In a proceeding pursuant to CPLR article 75, inter alia, to temporarily stay arbitration of an uninsured motorist claim, Helen Goldstein appeals, as limited by her brief, from so much of an order of the Supreme Court, Nassau County (LaMarca, J.), entered September 30, 2005, as granted the petition to the extent of staying the arbitration for a period of 90 days and directing her to provide certain discovery.

ORDERED that the appeal from so much of the order as stayed the arbitration for a period of 90 days is dismissed, without costs or disbursements;  and it is further,

ORDERED that the order is affirmed insofar as reviewed, without costs or disbursements.

 By its terms, the temporary stay of arbitration granted in favor of the petitioner expired 90 days from September 26, 2005, the date of the order granting the temporary stay.   Therefore, so much of the appeal as challenges the temporary stay must be dismissed as academic (see Matter of Ellwanger v. Ellwanger, 31 A.D.3d 447, 817 N.Y.S.2d 518;  Matter of Rochester v. Rochester, 26 A.D.3d 387, 809 N.Y.S.2d 178).

 Under the circumstances of this case, although “ample time” (New York Cent. Mut. Fire Ins. Co. v.

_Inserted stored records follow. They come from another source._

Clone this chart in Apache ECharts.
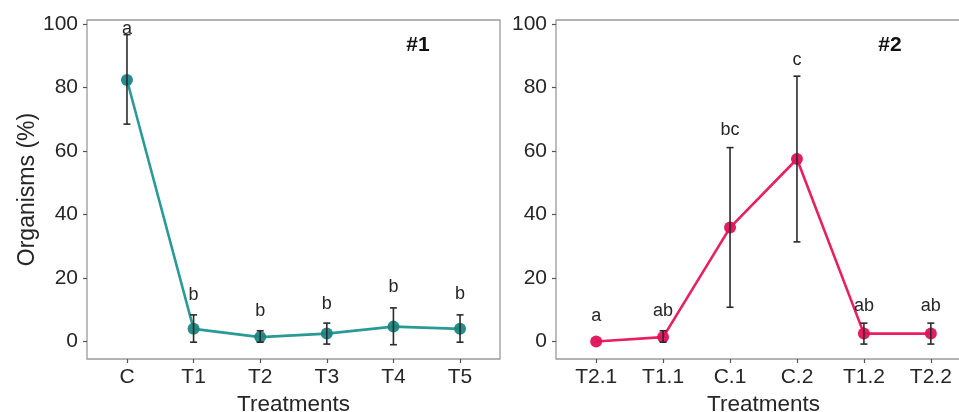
<!DOCTYPE html>
<html>
<head>
<meta charset="utf-8">
<script src="https://cdn.jsdelivr.net/npm/echarts@6/dist/echarts.min.js"></script>
<style>html,body{margin:0;padding:0;background:#fff;}#c{width:959px;height:412px;}</style>
</head>
<body>
<div id="c"></div>
<script>
// ---- Data ----
const cats1 = ['C', 'T1', 'T2', 'T3', 'T4', 'T5'];
const mean1 = [82.4, 4.0, 1.4, 2.5, 4.7, 4.0];
const upper1 = [96.7, 8.4, 3.4, 5.8, 10.6, 8.4];
const lower1 = [68.5, -0.2, -0.2, -0.8, -1.0, -0.2];
const letters1 = ['a', 'b', 'b', 'b', 'b', 'b'];
const letterY1 = [98.6, 14.7, 9.5, 11.9, 17.2, 14.9];

const cats2 = ['T2.1', 'T1.1', 'C.1', 'C.2', 'T1.2', 'T2.2'];
const mean2 = [0.0, 1.4, 35.9, 57.5, 2.5, 2.5];
const upper2 = [0.0, 3.4, 61.1, 83.6, 5.8, 5.8];
const lower2 = [0.0, -0.2, 10.8, 31.4, -0.8, -0.8];
const letters2 = ['a', 'ab', 'bc', 'c', 'ab', 'ab'];
const letterY2 = [7.9, 9.7, 66.6, 88.7, 11.2, 11.2];

const yTicks = [0, 20, 40, 60, 80, 100];
const panelTags = ['#1', '#2'];

// ---- Styling ----
const FONT = 'Liberation Sans, Arial, sans-serif';
const TXT = '#262626';
const lineColors = ['#2a9a96', '#e8205e'];
const pointColors = ['#1b8581', '#e0125a'];

function xAxis(gi, cats, showName) {
  return {
    type: 'value', gridIndex: gi, min: -0.6, max: 5.6,
    axisLine: { show: false, onZero: false },
    splitLine: { show: false },
    axisTick: { show: true, length: 4, lineStyle: { color: '#555', width: 1.2 }, customValues: cats.map((c, i) => i) },
    axisLabel: { color: TXT, fontSize: 21, fontFamily: FONT, margin: 8,
      customValues: cats.map((c, i) => i), formatter: v => cats[Math.round(v)] },
    name: showName ? 'Treatments' : '', nameLocation: 'middle', nameGap: 31,
    nameTextStyle: { color: TXT, fontSize: 22.5, fontFamily: FONT }
  };
}
function yAxis(gi, showName) {
  return {
    type: 'value', gridIndex: gi, min: -5.5, max: 101.3,
    axisLine: { show: false, onZero: false },
    splitLine: { show: false },
    axisTick: { show: true, length: 4, lineStyle: { color: '#555', width: 1.2 }, customValues: yTicks },
    axisLabel: { color: TXT, fontSize: 21, fontFamily: FONT, margin: 9, customValues: yTicks },
    name: showName ? 'Organisms (%)' : '', nameLocation: 'middle', nameGap: 46, nameRotate: 90,
    nameTextStyle: { color: TXT, fontSize: 23, fontFamily: FONT }
  };
}

function seriesFor(gi, mean, upper, lower, letters, letterY) {
  const pts = mean.map((v, i) => [i, v]);
  return [
    {
      type: 'line', xAxisIndex: gi, yAxisIndex: gi, data: pts,
      symbol: 'circle', symbolSize: 12, z: 2,
      lineStyle: { color: lineColors[gi], width: 2.6 },
      itemStyle: { color: pointColors[gi], opacity: 0.95 },
      animation: false
    },
    {
      type: 'custom', xAxisIndex: gi, yAxisIndex: gi, z: 3, animation: false,
      data: mean.map((v, i) => [i, lower[i], upper[i]]),
      renderItem: function (params, api) {
        const x = api.value(0);
        const lo = api.coord([x, api.value(1)]);
        const hi = api.coord([x, api.value(2)]);
        const w = 3.5;
        const st = { stroke: '#2b2b2b', lineWidth: 1.6 };
        if (Math.abs(hi[1] - lo[1]) < 0.5) return { type: 'group', children: [] };
        return { type: 'group', children: [
          { type: 'line', shape: { x1: lo[0], y1: lo[1], x2: hi[0], y2: hi[1] }, style: st },
          { type: 'line', shape: { x1: lo[0] - w, y1: lo[1], x2: lo[0] + w, y2: lo[1] }, style: st },
          { type: 'line', shape: { x1: hi[0] - w, y1: hi[1], x2: hi[0] + w, y2: hi[1] }, style: st }
        ]};
      }
    },
    {
      type: 'custom', xAxisIndex: gi, yAxisIndex: gi, z: 4, animation: false,
      data: letters.map((l, i) => [i, letterY[i]]),
      renderItem: function (params, api) {
        const p = api.coord([api.value(0), api.value(1)]);
        return { type: 'text', x: p[0], y: p[1], style: {
          text: letters[params.dataIndex], fill: TXT, fontSize: 18, fontFamily: FONT,
          align: 'center', verticalAlign: 'middle' } };
      }
    }
  ];
}

const chart = echarts.init(document.getElementById('c'), null, { renderer: 'canvas' });
const gridBase = { top: 20, bottom: 53, show: true, borderColor: '#9a9a9a', borderWidth: 1.3,
  backgroundColor: 'transparent', containLabel: false, outerBoundsMode: 'none' };
chart.setOption({
  backgroundColor: '#fff',
  animation: false,
  grid: [
    Object.assign({ left: 87, right: 459 }, gridBase),
    Object.assign({ left: 556, right: -12 }, gridBase)
  ],
  xAxis: [xAxis(0, cats1, true), xAxis(1, cats2, true)],
  yAxis: [yAxis(0, true), yAxis(1, false)],
  series: [].concat(
    seriesFor(0, mean1, upper1, lower1, letters1, letterY1),
    seriesFor(1, mean2, upper2, lower2, letters2, letterY2)
  ),
  graphic: [
    { type: 'text', x: 418, y: 45, style: { text: panelTags[0], fill: '#111', fontSize: 21, fontWeight: 'bold', fontFamily: FONT, align: 'center', verticalAlign: 'middle' } },
    { type: 'text', x: 890, y: 45, style: { text: panelTags[1], fill: '#111', fontSize: 21, fontWeight: 'bold', fontFamily: FONT, align: 'center', verticalAlign: 'middle' } }
  ]
});
</script>
</body>
</html>
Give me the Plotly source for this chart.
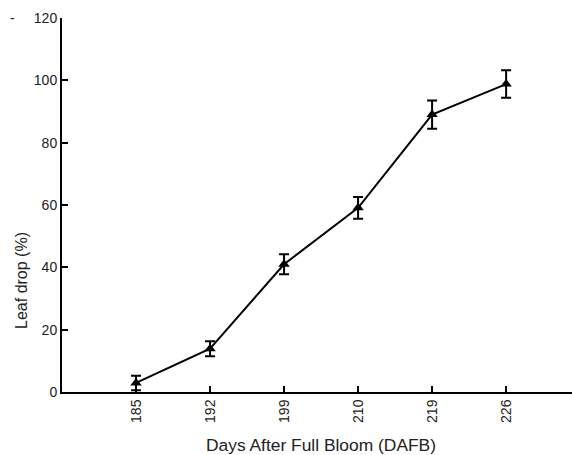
import plotly.graph_objects as go

days = ["185", "192", "199", "210", "219", "226"]
leaf_drop = [2.9, 13.9, 41.0, 59.1, 89.0, 98.8]
errors = [2.3, 2.4, 3.2, 3.5, 4.5, 4.4]
y_ticks = [0, 20, 40, 60, 80, 100, 120]

fig = go.Figure()
fig.add_trace(go.Scatter(
    x=list(range(len(days))), y=leaf_drop,
    mode="lines+markers",
    line=dict(color="black", width=2),
    marker=dict(symbol="triangle-up", size=10, color="black"),
    error_y=dict(type="data", array=errors, visible=True, color="black", thickness=2, width=5),
    showlegend=False,
))

font = "Liberation Sans, Arial, sans-serif"
fig.update_layout(
    width=572, height=455,
    margin=dict(l=62, r=0, t=18, b=63),
    plot_bgcolor="white", paper_bgcolor="white",
    font=dict(family=font, color="#222", size=14),
    xaxis=dict(
        range=[-1, 5.89], tickmode="array", tickvals=list(range(len(days))), ticktext=days,
        tickangle=-90, ticks="inside", ticklen=6, tickwidth=2, tickcolor="black",
        showline=True, linecolor="black", linewidth=2, showgrid=False, zeroline=False,
        tickfont=dict(size=14),
    ),
    yaxis=dict(
        range=[0, 120], tickvals=y_ticks, ticks="inside", ticklen=6, tickwidth=2, tickcolor="black",
        showline=True, linecolor="black", linewidth=2, showgrid=False, zeroline=False,
        tickfont=dict(size=14),
    ),
    annotations=[
        dict(text="-", xref="paper", yref="paper", x=-0.098, y=1.0,
             xanchor="center", yanchor="middle", showarrow=False,
             font=dict(size=14, color="#222")),
        dict(text="Days After Full Bloom (DAFB)", xref="paper", yref="paper", x=0.508, y=-0.142,
             xanchor="center", yanchor="middle", showarrow=False,
             font=dict(size=17.4, color="#222")),
        dict(text="Leaf drop (%)", xref="paper", yref="paper", x=-0.0784, y=0.297,
             xanchor="center", yanchor="middle", showarrow=False, textangle=-90,
             font=dict(size=16, color="#222")),
    ],
)

fig.write_html("out.html", config={"displayModeBar": False},
               post_script="document.body.style.margin='0';document.body.style.overflow='hidden';")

Gershovich, 1 A.D.3d 364, 766 N.Y.S.2d 596) elapsed between the appellant's June 10, 1999, notification to her insurer, the petitioner, of a possible uninsured motorist claim and the actual demand for an uninsured motorist arbitration in June 2005, the three letters seeking disclosure, which the petitioner sent to the appellant's attorney between October 6, 2004, and February 28, 2005, and which went unanswered, clearly manifested the petitioner's intent to pursue its policy rights to obtain disclosure and that the petitioner did not fail to pursue the opportunity to obtain disclosure (see State Farm Mutual Auto. Ins. Co. v. Bautista, 11 A.D.3d 471, 782 N.Y.S.2d 372;  cf. Matter of State-Wide Ins. Co. v. Womble, 25 A.D.3d 713, 811 N.Y.S.2d 707).   Therefore, the Supreme Court providently exercised its discretion in directing the appellant to provide pre-arbitration discovery (see State Farm Mut. Auto. Ins. Co. v. Bautista, supra ).

The appellant's remaining contention is without merit.